I like what you had to say about not really being able to help someone going through IF but to let them know they aren't alone. I do think though we can help those who are just beginning to answer their questions and help them learn along the way. Sometimes you feel so overwhelmed by emotions that you are too afraid to ask for answers. When you have walked that road you know what to ask and how to help guide.

Once again, GREAT thoughts!

Jackie said...

I also don't feel as though the way Peggy came to get pregnant puts more pressure on our non-treatment cycles. I feel like with infertility problems there is a sliding scale of chance to get pregnant with a chromosomally normal embryo, stay pregnant with a healthy fetus, and finally deliver a viable child. For some people there is 0 chance. Normally fertile people have the maximum chance. Clearly Peggy had some chance on her own, although it may have been low, it was there. And she got pregnant as a matter of finally getting lucky.

Anonymous said...

Very interesting. I was struggling with my own irritation with the ending, but your interpretation of the "deadpan punchline" does ease my mind.

What makes me want to scream, though, is not the people who don't get the joke, but the people who do hold up their own or another's success as a promise or guarantee.
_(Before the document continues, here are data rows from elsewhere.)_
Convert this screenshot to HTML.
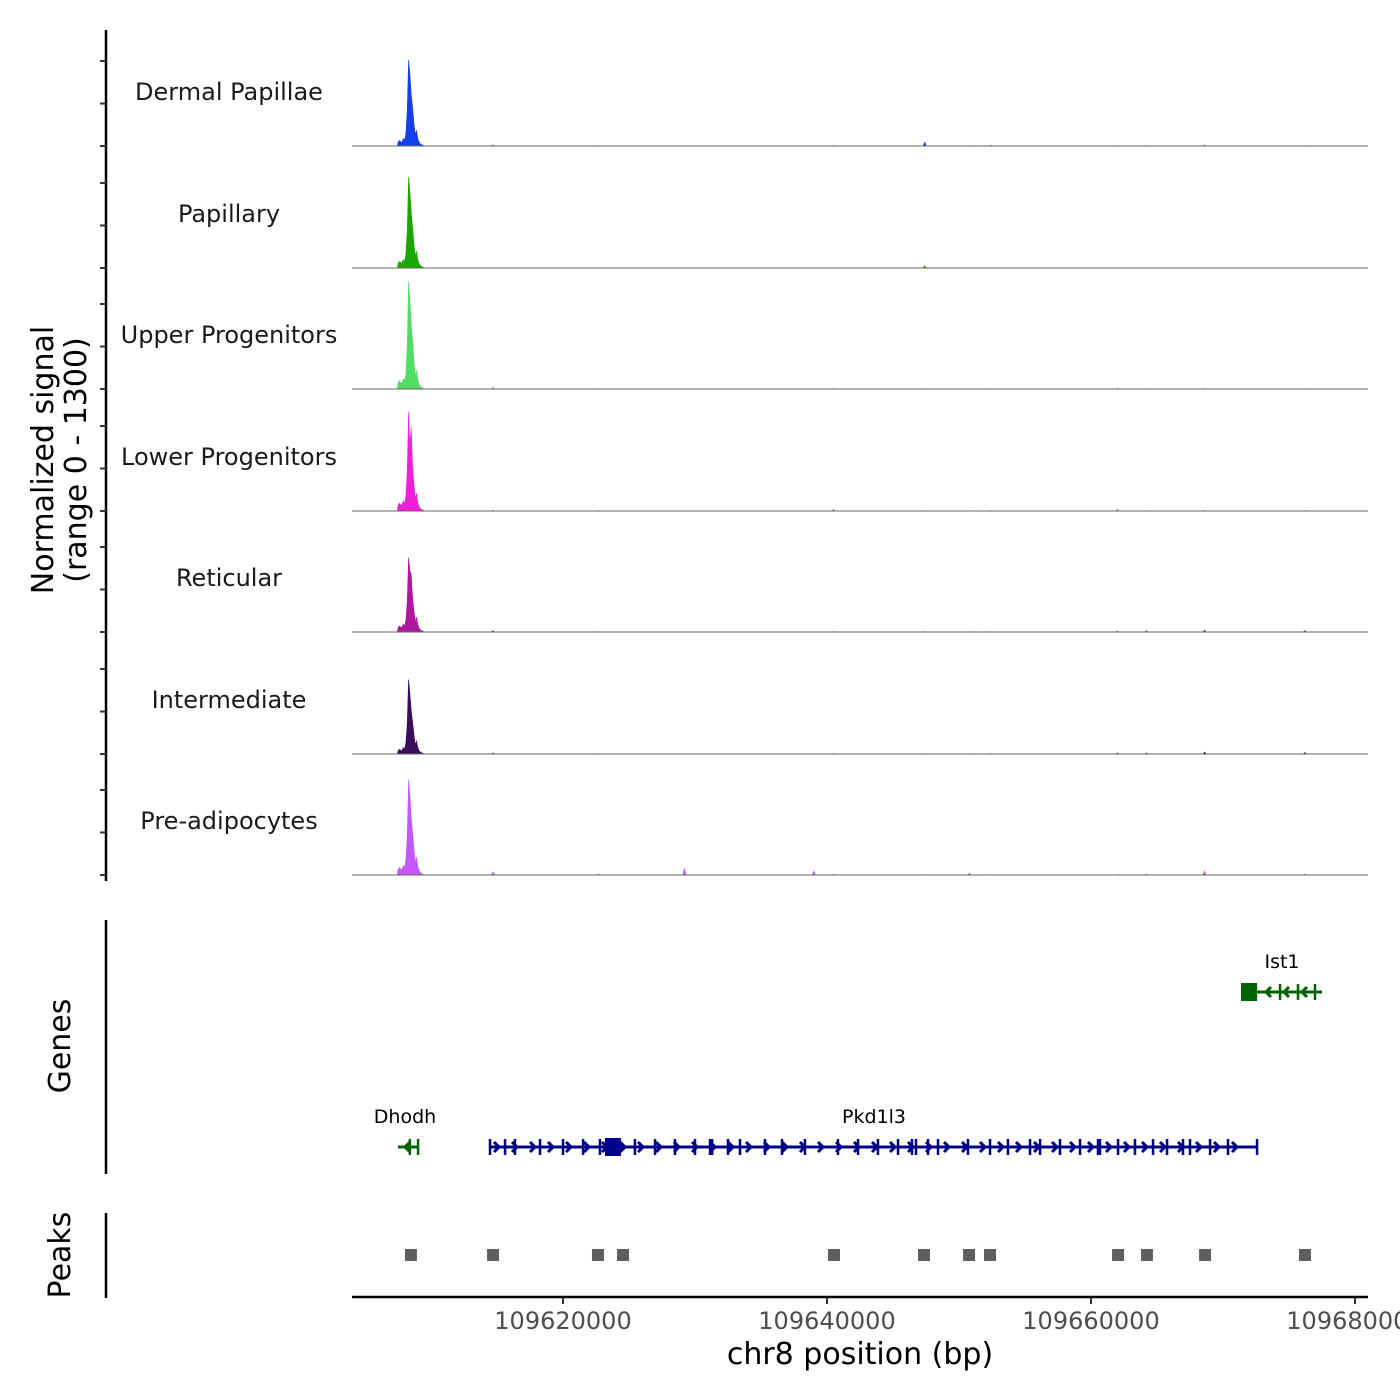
<!DOCTYPE html>
<html><head><meta charset="utf-8"><style>
html,body{margin:0;padding:0;background:#fff;}
svg{display:block;font-family:"DejaVu Sans","Liberation Sans",sans-serif;}
</style></head><body>
<svg id="chart" width="1400" height="1400" viewBox="0 0 1400 1400">
<g id="tracks"></g>
<g id="genes"></g>
<g id="peaks"></g>
<g id="axes"></g>
<text x="0" y="0" transform="translate(53,460) rotate(-90)" text-anchor="middle" font-size="30" fill="#000">Normalized signal</text>
<text x="0" y="0" transform="translate(86,460) rotate(-90)" text-anchor="middle" font-size="30" fill="#000">(range 0 - 1300)</text>
<text x="0" y="0" transform="translate(70,1046) rotate(-90)" text-anchor="middle" font-size="30" fill="#000">Genes</text>
<text x="0" y="0" transform="translate(70,1255) rotate(-90)" text-anchor="middle" font-size="30" fill="#000">Peaks</text>
<text x="860" y="1364" text-anchor="middle" font-size="30" fill="#000">chr8 position (bp)</text>
</svg>
<script>
// ---- data (positions in kb offset from 109,000,000) ----
const trackNames = ["Dermal Papillae","Papillary","Upper Progenitors","Lower Progenitors","Reticular","Intermediate","Pre-adipocytes"];
const trackColors = ["#1440e6","#1aa800","#52dc66","#f01ed8","#b0169e","#3a0c5c","#c457fa"];
const peakBins = [607.5,607.6,607.7,607.8,607.9,608.0,608.1,608.2,608.3,608.4,608.5,608.6,608.7,608.8,608.9,609.0,609.1,609.2,609.3,609.4];
const sigDermal = [40,60,45,40,80,60,140,380,925,780,560,420,260,120,170,80,40,20,15,8];
const sigPapillary = [45,70,60,50,90,70,150,400,980,820,600,450,280,130,180,90,45,25,15,8];
const sigUpper = [60,90,70,60,110,90,170,470,1150,960,700,520,320,140,200,100,50,25,15,8];
const sigLower = [55,85,65,60,110,80,160,430,1065,700,900,480,300,130,190,90,45,25,15,8];
const sigReticular = [45,65,55,50,85,65,130,330,800,660,620,380,240,110,160,80,40,20,15,8];
const sigIntermediate = [30,50,40,35,70,50,120,330,800,650,470,350,220,100,140,70,35,20,12,6];
const sigPreadipo = [55,80,65,55,100,80,160,420,1020,850,620,460,290,130,190,90,45,25,15,8];
const trackSignals = [sigDermal,sigPapillary,sigUpper,sigLower,sigReticular,sigIntermediate,sigPreadipo];
const blipPos = [614.7,622.7,640.5,647.4,650.8,652.4,662.0,664.2,668.6,676.2,629.2,639.0];
const blipDermal = [15,8,10,50,8,12,8,10,15,8,0,0];
const blipPapillary = [10,6,8,30,6,8,6,8,10,6,0,0];
const blipUpper = [25,8,12,10,6,8,15,10,12,8,0,0];
const blipLower = [12,10,20,10,8,10,20,10,12,10,0,0];
const blipReticular = [20,8,10,10,8,8,15,18,25,20,0,0];
const blipIntermediate = [15,8,10,8,8,10,15,15,25,20,0,0];
const blipPreadipo = [40,15,12,10,25,10,12,15,50,15,80,50];
const trackBlips = [blipDermal,blipPapillary,blipUpper,blipLower,blipReticular,blipIntermediate,blipPreadipo];
const xTicks = [620,640,660,680];
const xTickLabels = ["109620000","109640000","109660000","109680000"];
const peakRegions = [608.48,614.7,622.65,624.55,640.53,647.35,650.76,652.35,662.05,664.24,668.64,676.21];
const pkdStart = 614.47, pkdEnd = 672.58;
const pkdExons = [614.47,615.61,616.36,618.26,620,621.52,622.8,625.45,626.97,628.48,630,631.14,631.3,632.5,633.41,635.3,636.59,638.33,640.83,642.35,643.86,645.38,646.44,646.74,647.65,648.41,650.68,652.35,653.71,655.38,656.14,657.65,659.17,660.53,660.68,662.05,663.33,664.7,665.76,666.97,667.5,669.02,670.38,672.58];
const pkdBox = [623.18,624.39];
const dhodh = [607.5,609.02];
const ist1 = [671.36,677.5];
const ist1Box = [671.36,672.58];
const ist1Exons = [674.32,675.68,676.97];
const yMax = 1300;

const NS="http://www.w3.org/2000/svg";
function el(tag,attrs,parent){const e=document.createElementNS(NS,tag);for(const k in attrs)e.setAttribute(k,attrs[k]);parent.appendChild(e);return e;}
const X = kb => 563 + (kb-620)*13.2;
const baselines=[146,268,389,511,632,754,875];
const panelH=121;
const Y = (v,b) => b - v/yMax*panelH;
const tracks=document.getElementById('tracks');
trackNames.forEach((name,i)=>{
  const b=baselines[i], col=trackColors[i], sig=trackSignals[i];
  const g=el('g',{},tracks);
  
  
  let d='M'+X(peakBins[0]-0.05)+','+b;
  peakBins.forEach((p,j)=>{d+=' L'+X(p)+','+Y(sig[j],b);});
  d+=' L'+X(peakBins[peakBins.length-1]+0.05)+','+b+' Z';
  const a=el('path',{d:d,fill:col,stroke:col,'stroke-width':0.6},g);
  
  
  trackBlips[i].forEach((v,j)=>{
    if(!v)return;
    const x=X(blipPos[j]);
    const p=el('path',{d:`M${x-2},${b} L${x},${Y(v,b)} L${x+2},${b} Z`,fill:col},g);
    
    
  });
  const ln=el('line',{x1:352,x2:1368,y1:b,y2:b,stroke:'#666','stroke-width':1},g);
  
  
  const t=el('text',{x:229,y:b-46,'text-anchor':'middle','font-size':24,fill:'#1a1a1a'},g);
  t.textContent=name;
  
  
});
// axes
const axes=document.getElementById('axes');
function ln(x1,y1,x2,y2,w,name,col){const l=el('line',{x1,y1,x2,y2,stroke:col||'#000','stroke-width':w},axes);return l;}
ln(106,30,106,881,2.5,'y-axis-line');
baselines.forEach(b=>{[0,42.5,85].forEach(o=>ln(100,b-o,106,b-o,2,'y-tick','#333'));});
ln(106,920,106,1174,2.5,'genes-axis-line');
ln(106,1213,106,1298,2.5,'peaks-axis-line');
ln(352,1297,1368,1297,2.5,'x-axis-line');
xTicks.forEach((t,i)=>{
  ln(X(t),1297,X(t),1304,2,'x-tick','#333');
  const tx=el('text',{x:X(t),y:1329,'text-anchor':'middle','font-size':24,fill:'#4d4d4d'},axes);
  tx.textContent=xTickLabels[i];
  
  
});
// genes
const genes=document.getElementById('genes');
function gene(name,range,box,exons,y,col,dir,labelX){
  const g=el('g',{},genes);
  
  
  el('line',{x1:X(range[0]),x2:X(range[1]),y1:y,y2:y,stroke:col,'stroke-width':3},g);
  exons.forEach(e=>el('line',{x1:X(e),x2:X(e),y1:y-8,y2:y+8,stroke:col,'stroke-width':2.5},g));
  if(box)el('rect',{x:X(box[0]),y:y-9,width:X(box[1])-X(box[0]),height:18,fill:col},g);
  const x0=X(range[0]),x1=X(range[1]);
  for(let x=x0+8;x<x1-4;x+=18){
    const p=dir>0?`M${x-4},${y-5} L${x+1},${y} L${x-4},${y+5}`:`M${x+4},${y-5} L${x-1},${y} L${x+4},${y+5}`;
    el('path',{d:p,fill:'none',stroke:col,'stroke-width':3},g);
  }
  const t=el('text',{x:labelX,y:y-24,'text-anchor':'middle','font-size':19,fill:'#000'},g);
  t.textContent=name;
}
gene('Dhodh',dhodh,null,[dhodh[0]+0.9,dhodh[1]],1147,'#006400',-1,405);
gene('Pkd1l3',[pkdStart,pkdEnd],pkdBox,pkdExons,1147,'#00008b',1,874);
gene('Ist1',ist1,ist1Box,ist1Exons,992,'#006400',-1,1282);
// peaks
const peaks=document.getElementById('peaks');
peakRegions.forEach(p=>{
  const r=el('rect',{x:X(p)-6,y:1249,width:12,height:12,fill:'#5f5f5f'},peaks);
  
  
});
</script>
</body></html>
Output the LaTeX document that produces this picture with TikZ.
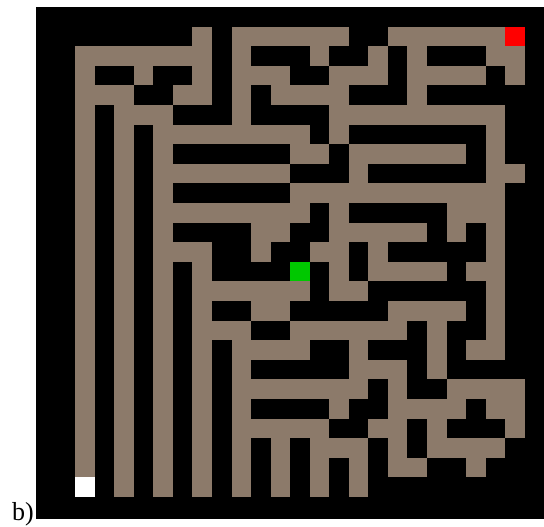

And so many people do this, even after personally experiencing infertility. Thus they contribute to that mythology/narrative of how IF works and is resolved.

Lori Lavender Luz said...

I became a mom through adoption. I can't tell you how many times I've heard: "Now watch. You're sure to get pregnant now." Ummmmm, no, I won't. Thanks for your infinite expertise on my body, though.

Aaaargh. I was a little put off by the happy ending. But so enjoyed the rest of it.

Love the clown story. Useful in a variety of ways.

millie said...

I do think there are losses that are things we've never had but are not longings. There's the loss of the not 'falling pregnant'. There's the loss of privacy and the losses with whatever diagnosis you might get (if you even get a diagnosis). And for some of us there's the loss of the genetic connection and the loss of creating a child that's part of my partner and part of me. I do think those are real losses, not just longings.